Antennal transcriptome analysis of olfactory genes and characterizations of odorant binding proteins in two woodwasps, Sirex noctilio and Sirex nitobei (Hymenoptera: Siricidae).

BACKGROUND: The woodwasp Sirex noctilio Fabricius is a major quarantine pest worldwide that was first discovered in China in 2013 and mainly harms Pinus sylvestris var. mongolica Litv.. S. nitobei Matsumura is a native species in China and is closely related to S. noctilio. Recently, the two woodwasps species were found attacking the P. sylvestris var. mongolica Litv in succession. The olfactory system is the foundation of insect behavior. Olfactory genes were identified through antennal transcriptome analysis.
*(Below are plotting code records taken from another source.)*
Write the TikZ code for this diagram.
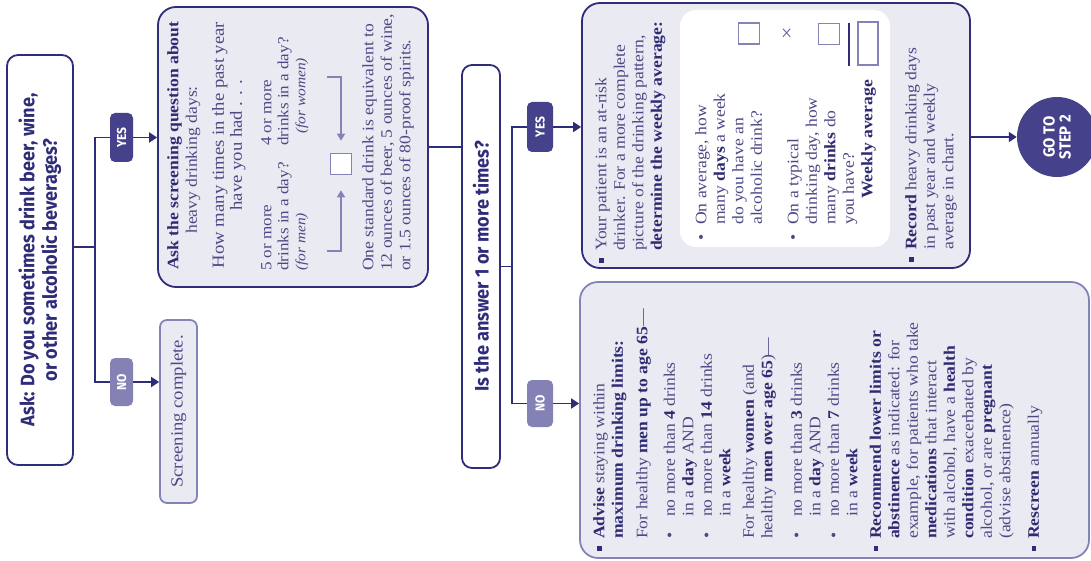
\documentclass[tikz,border=0pt]{standalone}
\usepackage{fontspec}
\setmainfont[FakeStretch=1.1]{Liberation Serif}
\newfontfamily\headfont[FakeStretch=0.93]{Fira Sans}
\usetikzlibrary{arrows.meta,positioning}

\definecolor{navy}{HTML}{2F2C7A}
\definecolor{yesfill}{HTML}{45418A}
\definecolor{nofill}{HTML}{8482B5}
\definecolor{lavender}{HTML}{EAEAF3}
\definecolor{softline}{HTML}{8483B8}
\definecolor{bodyink}{HTML}{4B4985}
\definecolor{boldink}{HTML}{2E2B72}

\newcommand{\bodysize}{\fontsize{16}{18.5}\selectfont}
\newcommand{\hl}[1]{{\bfseries\color{boldink}#1}}
\newcommand{\sqbul}{\makebox[12pt][l]{\color{navy}\rule[2.5pt]{4.5pt}{4.5pt}}}
\newcommand{\dotbul}[1]{\makebox[#1][l]{\textbullet}}
\newcommand{\ind}[1]{\hspace*{#1}}

\begin{document}
\begin{tikzpicture}[x=1pt, y=-1pt,
  every node/.style={rotate=90},
  flowline/.style={draw=navy, line width=1.8pt},
  flowarrow/.style={flowline, -{Triangle[length=8pt,width=10pt]}},
  softarrow/.style={draw=softline, line width=1.6pt, -{Triangle[length=7pt,width=8pt]}},
  question/.style={draw=navy, line width=1.8pt, fill=white, rounded corners=11pt,
    text=navy, align=center, inner sep=0pt},
  panel/.style={draw=navy, line width=1.8pt, fill=lavender, rounded corners=18pt, inner sep=0pt},
  softpanel/.style={panel, draw=softline},
  badge/.style={rounded corners=5pt, inner sep=0pt, text=white,
    font=\headfont\bfseries\fontsize{13}{13}\selectfont},
  copy/.style={inner sep=0pt, align=left, anchor=north west, text=bodyink, font=\bodysize},
  tally/.style={draw=softline, line width=1.6pt, fill=white, minimum width=21pt,
    minimum height=21pt, inner sep=0pt}
]
\useasboundingbox (0,0) rectangle (1091,561);

% boxes
\node[question, minimum width=410pt, minimum height=66pt,
  font=\headfont\bfseries\fontsize{19.5}{22.5}\selectfont] (ask) at (40,260)
  {Ask: Do you sometimes drink beer, wine,\\ or other alcoholic beverages?};
\node[panel, minimum width=280pt, minimum height=270pt] (heavy) at (293,147) {};
\node[softpanel, rounded corners=7pt, minimum width=183pt, minimum height=37pt,
  text=bodyink, font=\fontsize{17}{18}\selectfont] (done) at (178.5,411.5) {Screening complete.};
\node[question, rounded corners=10pt, minimum width=403pt, minimum height=38pt,
  font=\headfont\bfseries\fontsize{19.5}{22.5}\selectfont] (again) at (481,266.5)
  {Is the answer 1 or more times?};
\node[panel, minimum width=265pt, minimum height=388pt] (atrisk) at (776,135.5) {};
\node[softpanel, minimum width=276pt, minimum height=509pt] (limits) at (834.5,420) {};
\node[circle, fill=yesfill, minimum size=80pt, inner sep=0pt, text=white, align=center,
  font=\headfont\bfseries\fontsize{16}{16}\selectfont] (step) at (1057,137) {GO TO\\STEP 2};

% connectors
\coordinate (forkA) at (95,247);
\coordinate (yesA) at (121.5,137.5);
\coordinate (noA) at (121.5,382);
\coordinate (forkD) at (512,266.5);
\coordinate (yesD) at (540,127);
\coordinate (noD) at (540,403.5);

\draw[flowline] ([yshift=13pt]ask.south) -- (forkA);
\draw[flowarrow] (forkA) |- (heavy.north |- yesA);
\draw[flowarrow] (forkA) |- (done.north |- noA);
\draw[flowline] (heavy.south) -- (heavy.south -| again.north);
\draw[flowline] (again.south) -- (forkD);
\draw[flowarrow] (forkD) |- (atrisk.north |- yesD);
\draw[flowarrow] (forkD) |- (limits.north |- noD);
\draw[flowarrow] (atrisk.south |- step) -- (step.north);

\node[badge, fill=yesfill, minimum width=49pt, minimum height=23pt] (yesAbadge) at (yesA) {YES};
\node[badge, fill=nofill, minimum width=48pt, minimum height=23pt] (noAbadge) at (noA) {NO};
\node[badge, fill=yesfill, minimum width=50pt, minimum height=26pt] (yesDbadge) at (yesD) {YES};
\node[badge, fill=nofill, minimum width=47pt, minimum height=26pt] (noDbadge) at (noD) {NO};

% heavy drinking question
\node[copy] (heavyhead) at (167,270)
  {\hl{Ask the screening question about}\\ \ind{36pt}heavy drinking days:};
\node[copy, anchor=north, align=center, font=\fontsize{17}{18}\selectfont] (heavyq) at (212,145)
  {How many times in the past year\\ have you had . . .};
\node[copy, font=\fontsize{15.5}{17}\selectfont] (menq) at (261,271)
  {5 or more\\ drinks in a day?\\ {\itshape\fontsize{14}{16}\selectfont (for men)}};
\node[copy, font=\fontsize{15.5}{17}\selectfont] (womenq) at (261,146)
  {4 or more\\ drinks in a day?\\ \ind{12pt}{\itshape\fontsize{14}{16}\selectfont (for women)}};
\node[tally] (heavycount) at (341,164) {};
\coordinate (menfrom) at (327,251);
\coordinate (womenfrom) at (327,77);
\draw[softarrow, shorten >=15pt] (menfrom) -| (heavycount.west);
\draw[softarrow, shorten >=12pt] (womenfrom) -| (heavycount.east);
\node[copy] (drinkunit) at (362,271)
  {One standard drink is equivalent to\\ 12 ounces of beer, 5 ounces of wine,\\ or 1.5 ounces of 80-proof spirits.};

% at-risk drinker
\node[copy] (atrisknote) at (595,263)
  {\sqbul Your patient is an at-risk\\ \ind{12pt}drinker. For a more complete\\
   \ind{12pt}picture of the drinking pattern,\\ \ind{12pt}\hl{determine the weekly average:}};
\node[fill=white, rounded corners=16pt, minimum width=237pt, minimum height=210pt,
  inner sep=0pt] (tallypanel) at (785,128.5) {};
\node[copy] (askdays) at (695,241)
  {\dotbul{16pt}On average, how\\ \ind{16pt}many \hl{days} a week\\ \ind{16pt}do you have an\\
   \ind{16pt}alcoholic drink?\\[18pt]
   \dotbul{16pt}On a typical\\ \ind{16pt}drinking day, how\\ \ind{16pt}many \hl{drinks} do\\
   \ind{16pt}you have?};
\node[copy, font=\bodysize\bfseries, text=boldink] (weeklylabel) at (861,199) {Weekly average};
\node[tally] (daysbox) at (749,33.5) {};
\node[text=navy!75, inner sep=0pt, font=\fontsize{20}{20}\selectfont] (timessign) at (788,33) {×};
\node[tally] (drinksbox) at (829,34) {};
\node[tally, minimum width=43pt, minimum height=20pt] (weeklybox) at (868,43.5) {};
\draw[navy, line width=1.8pt] (weeklybox.north west) ++(-8,0) -- ++(0,-43);
\node[copy] (recordnote) at (905,262)
  {\sqbul\hl{Record} heavy drinking days\\ \ind{12pt}in past year and weekly\\ \ind{12pt}average in chart.};

% within limits
\node[copy] (limitsnote) at (593,551)
  {\sqbul\hl{Advise} staying within\\ \ind{12pt}\hl{maximum drinking limits:}\\[6pt]
   \ind{12pt}For healthy \hl{men up to age 65}---\\[9pt]
   \ind{12pt}\dotbul{22pt}no more than \hl{4} drinks\\ \ind{34pt}in a \hl{day} AND\\
   \ind{12pt}\dotbul{22pt}no more than \hl{14} drinks\\ \ind{34pt}in a \hl{week}\\[5pt]
   \ind{12pt}For healthy \hl{women} (and\\ \ind{12pt}healthy \hl{men over age 65})---\\[11pt]
   \ind{12pt}\dotbul{22pt}no more than \hl{3} drinks\\ \ind{34pt}in a \hl{day} AND\\
   \ind{12pt}\dotbul{22pt}no more than \hl{7} drinks\\ \ind{34pt}in a \hl{week}\\[5pt]
   \sqbul\hl{Recommend lower limits or}\\ \ind{12pt}\hl{abstinence} as indicated: for\\
   \ind{12pt}example, for patients who take\\ \ind{12pt}\hl{medications} that interact\\
   \ind{12pt}with alcohol, have a \hl{health}\\ \ind{12pt}\hl{condition} exacerbated by\\
   \ind{12pt}alcohol, or are \hl{pregnant}\\ \ind{12pt}(advise abstinence)\\[10pt]
   \sqbul\hl{Rescreen} annually};

\end{tikzpicture}
\end{document}
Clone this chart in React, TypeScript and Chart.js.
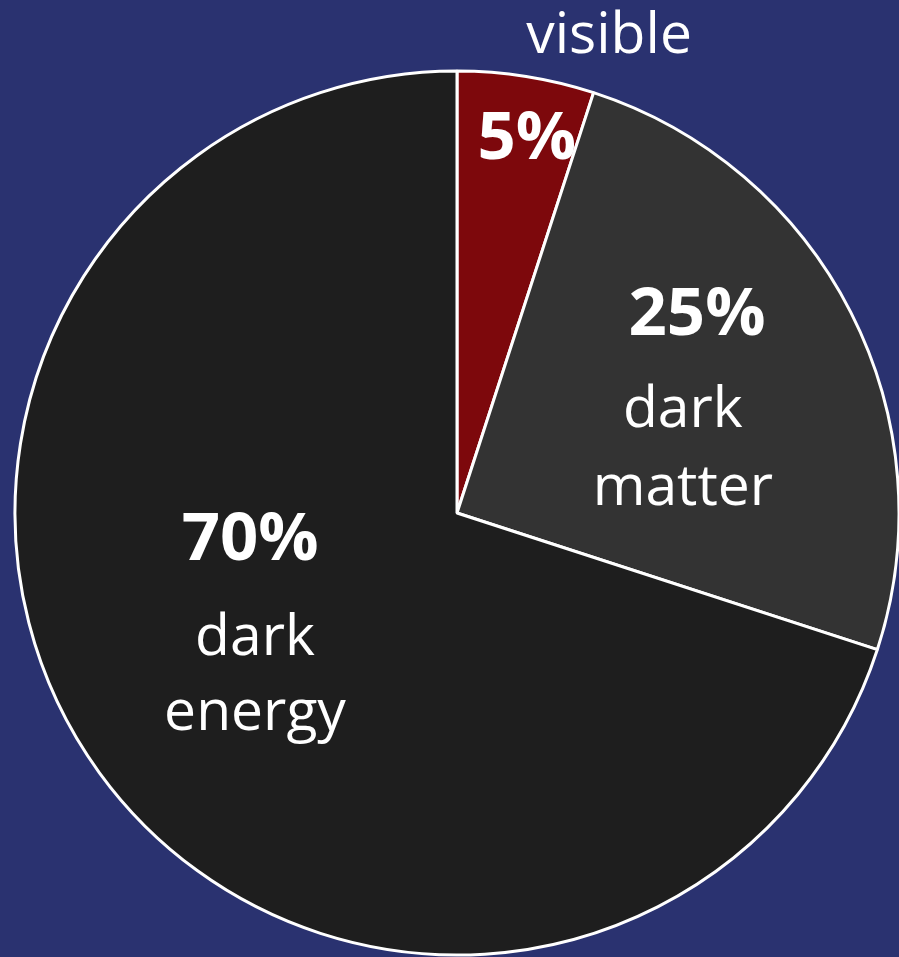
import React, { useEffect, useRef } from "react";
import { Chart, registerables } from "chart.js";

Chart.register(...registerables);

const categories = ["visible", "dark matter", "dark energy"];
const shares = [5, 25, 70];
const percentLabels = ["5%", "25%", "70%"];
const nameLines = [["visible"], ["dark", "matter"], ["dark", "energy"]];
const sliceColors = ["#7d080c", "#333333", "#1e1e1e"];

const BG = "#2a3270";

// label anchors as fractions of the radius, relative to the pie centre (x, y baseline)
const pctAnchors = [
  [0.158, -0.8],
  [0.543, -0.403],
  [-0.468, 0.106],
];
const nameAnchors = [
  [[0.344, -1.04]],
  [[0.511, -0.195], [0.511, -0.018]],
  [[-0.457, 0.321], [-0.457, 0.491]],
];

const labelPlugin = {
  id: "sliceLabels",
  beforeDraw(chart: any) {
    const { ctx, width, height } = chart;
    ctx.save();
    ctx.fillStyle = BG;
    ctx.fillRect(0, 0, width, height);
    ctx.restore();
  },
  afterDraw(chart: any) {
    const { ctx } = chart;
    const meta = chart.getDatasetMeta(0);
    const arc = meta.data[0];
    const cx = arc.x;
    const cy = arc.y;
    const R = arc.outerRadius;
    ctx.save();
    ctx.fillStyle = "#ffffff";
    ctx.textAlign = "center";
    ctx.textBaseline = "alphabetic";
    percentLabels.forEach((t, i) => {
      ctx.font = "bold 67px 'Open Sans'";
      const [fx, fy] = pctAnchors[i];
      ctx.fillText(t, cx + fx * R, cy + fy * R);
    });
    nameLines.forEach((lines, i) => {
      ctx.font = "57px 'Open Sans'";
      lines.forEach((t, j) => {
        const [fx, fy] = nameAnchors[i][j];
        ctx.fillText(t, cx + fx * R, cy + fy * R);
      });
    });
    ctx.restore();
  },
};

export default function App() {
  const ref = useRef<HTMLCanvasElement>(null);
  useEffect(() => {
    document.body.style.margin = "0";
    document.body.style.background = BG;
    const chart = new Chart(ref.current!, {
      type: "pie",
      data: {
        labels: categories,
        datasets: [
          {
            data: shares,
            backgroundColor: sliceColors,
            borderColor: "#ffffff",
            borderWidth: 3,
          },
        ],
      },
      options: {
        responsive: false,
        animation: false,
        devicePixelRatio: 1,
        radius: 442,
        layout: { padding: { left: 15, right: 0, top: 69, bottom: 0 } },
        plugins: {
          legend: { display: false },
          tooltip: { enabled: false },
        },
      },
      plugins: [labelPlugin],
    });
    return () => chart.destroy();
  }, []);
  return <canvas ref={ref} width={899} height={957} style={{ display: "block" }} />;
}
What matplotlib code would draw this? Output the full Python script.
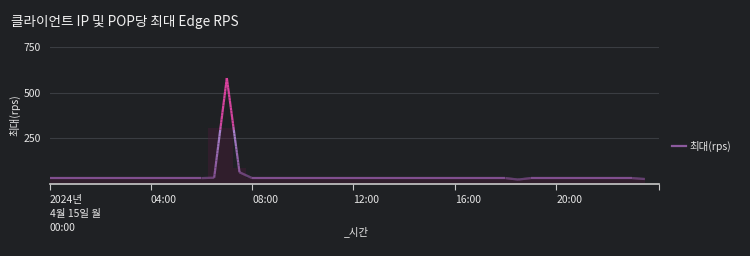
import numpy as np
import matplotlib.pyplot as plt
from matplotlib.collections import LineCollection
from matplotlib.colors import LinearSegmentedColormap
from matplotlib.lines import Line2D

plt.rcParams['font.family'] = ['Noto Sans CJK KR', 'DejaVu Sans']

# half-hour samples, 2024-04-15 00:00 .. 23:30 (hours)
hours = [h / 2 for h in range(48)]
max_rps = [30, 30, 30, 30, 30, 30, 30, 30, 30, 30, 30, 30,
           30, 30, 30, 30, 30, 30, 30, 30, 30, 30, 30, 30,
           30, 30, 30, 30, 30, 30, 30, 30, 30, 30, 30, 30,
           30, 30, 30, 30, 30, 30, 30, 30, 30, 30, 30, 30]
max_rps[13] = 32
max_rps[14] = 580
max_rps[15] = 62
max_rps[37] = 22
max_rps[47] = 25
# faint band drawn behind the line
band = list(max_rps)
band[13] = 305
band[14] = 305
band[15] = 85

xticks = [0, 4, 8, 12, 16, 20]
xtick_labels = ['2024년\n4월 15일 월\n00:00', '04:00', '08:00', '12:00', '16:00', '20:00']
yticks = [250, 500, 750]

bg = '#1f2124'
fig = plt.figure(figsize=(7.5, 2.56), dpi=100, facecolor=bg)
ax = fig.add_axes([0.066, 0.283, 0.813, 0.533], facecolor=bg)

ax.fill_between(hours, 0, band, step='mid', color='#4a1a3a', alpha=0.4, lw=0)

# gradient coloured line (purple low, magenta high)
cmap = LinearSegmentedColormap.from_list('rps', [(0, '#7a4a88'), (0.12, '#8c5a9e'),
                                                 (0.38, '#a882cc'), (0.42, '#d0449e'),
                                                 (1, '#e0409c')])
xs, ys = [], []
for i in range(len(hours) - 1):
    t = np.linspace(0, 1, 30)
    xs.extend(hours[i] + t * (hours[i + 1] - hours[i]))
    ys.extend(max_rps[i] + t * (max_rps[i + 1] - max_rps[i]))
xs, ys = np.array(xs), np.array(ys)
pts = np.column_stack([xs, ys]).reshape(-1, 1, 2)
segs = np.concatenate([pts[:-1], pts[1:]], axis=1)
lc = LineCollection(segs, cmap=cmap, norm=plt.Normalize(0, 750), linewidths=1.6)
lc.set_array((ys[:-1] + ys[1:]) / 2)
ax.add_collection(lc)

ax.set_xlim(0, 24.07)
ax.set_ylim(0, 750)
ax.set_yticks(yticks)
ax.set_yticklabels([str(v) for v in yticks])
ax.grid(axis='y', color='#3a3d42', lw=0.8)
ax.set_axisbelow(True)
ax.set_xticks(xticks + [24.07])
ax.set_xticklabels(xtick_labels + [''], ha='left', va='top', linespacing=1.5)
ax.tick_params(axis='x', colors='#c8c8c8', labelcolor='#e6e6e6', length=4, width=0.8,
               labelsize=7.5, pad=4)
ax.tick_params(axis='y', length=0, labelcolor='#e6e6e6', labelsize=7.5, pad=6)
for s in ['top', 'right', 'left']:
    ax.spines[s].set_visible(False)
ax.spines['bottom'].set_color('#c8c8c8')
ax.spines['bottom'].set_linewidth(1.2)

ax.set_ylabel('최대(rps)', color='#e6e6e6', fontsize=7.5, labelpad=8)
ax.yaxis.set_label_coords(-0.048, 0.5)
fig.text(0.475, 0.08, '_시간', color='#e6e6e6', fontsize=7.5, ha='center')
fig.text(0.015, 0.9, '클라이언트 IP 및 POP당 최대 Edge RPS', color='#f0f0f0', fontsize=9.8,
         fontweight='medium')

handle = Line2D([], [], color='#8c5a9e', lw=1.6)
leg = ax.legend([handle], ['최대(rps)'], loc='center left', bbox_to_anchor=(1.005, 0.275),
                frameon=False, fontsize=7.5, handlelength=1.4, handletextpad=0.3)
for t in leg.get_texts():
    t.set_color('#e6e6e6')

fig.savefig('out.png', dpi=100, facecolor=bg)
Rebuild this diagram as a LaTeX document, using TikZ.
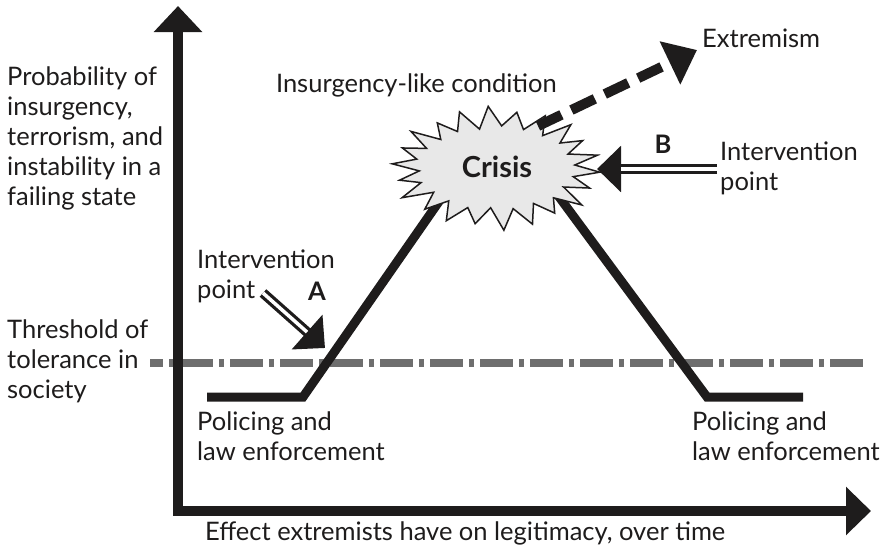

The expression profiles odorant binding proteins (OBPs) were analyzed with RT-qPCR. RESULTS: From our transcriptome analysis, 16 OBPs, 7 chemosensory proteins (CSPs), 41 odorant receptors (ORs), 8 gustatory receptors (GRs), 13 ionotropic receptors (IRs), and one sensory neuron membrane protein (SNMP) were identified in S. noctilio, while 15 OBPs, 6 CSPs, 43 ORs, 10 GRs, 16 IRs, and 1 SNMP were identified in S. nitobei. Most of the olfactory genes identified in two species were homologous. However, some species-specific olfactory genes were identified from the antennal transcriptomes, including SnocOBP13, SnocCSP6, SnocOR26, SnocGR2, SnocIR7 in S. noctilio and SnitGR9, SnitGR11, SnitIR17 in S. nitobei. In total, 14 OBPs were expressed primarily in the antennae. SnocOBP9 and SnitOBP9, identified as PBP homologues, were sex-biased expression in two siricid, but with different pattern. SnocOBP11 and SnitOBP11 were highly expressed in antennae and clearly expressed in external genitalia. SnocOBP7 and SnitOBP7 were highly expressed in male genitalia. SnocOBP3 and SnocOBP10 were highly expressed in female genitalia and male heads, while SnitOBP3 and SnitOBP10 did not show obvious tissue bias. CONCLUSION: We analyzed 86 and 91 olfactory genes from S. noctilio and S. nitobei, respectively. Most of the olfactory genes identified were homologous, but also some species-specific olfactory genes were identified, which indicated the similarities and differences of the molecular mechanisms between the two closely-related species. Different expression in the antennae, external genitals or heads, exhibiting an obvious sex bias, suggested their different role in recognizing sex pheromones or plant volatiles. Species-specific expression for several OBPs genes may suggest that they strengthened or lost their original function during species differentiation, resulting in olfactory differences between the two species.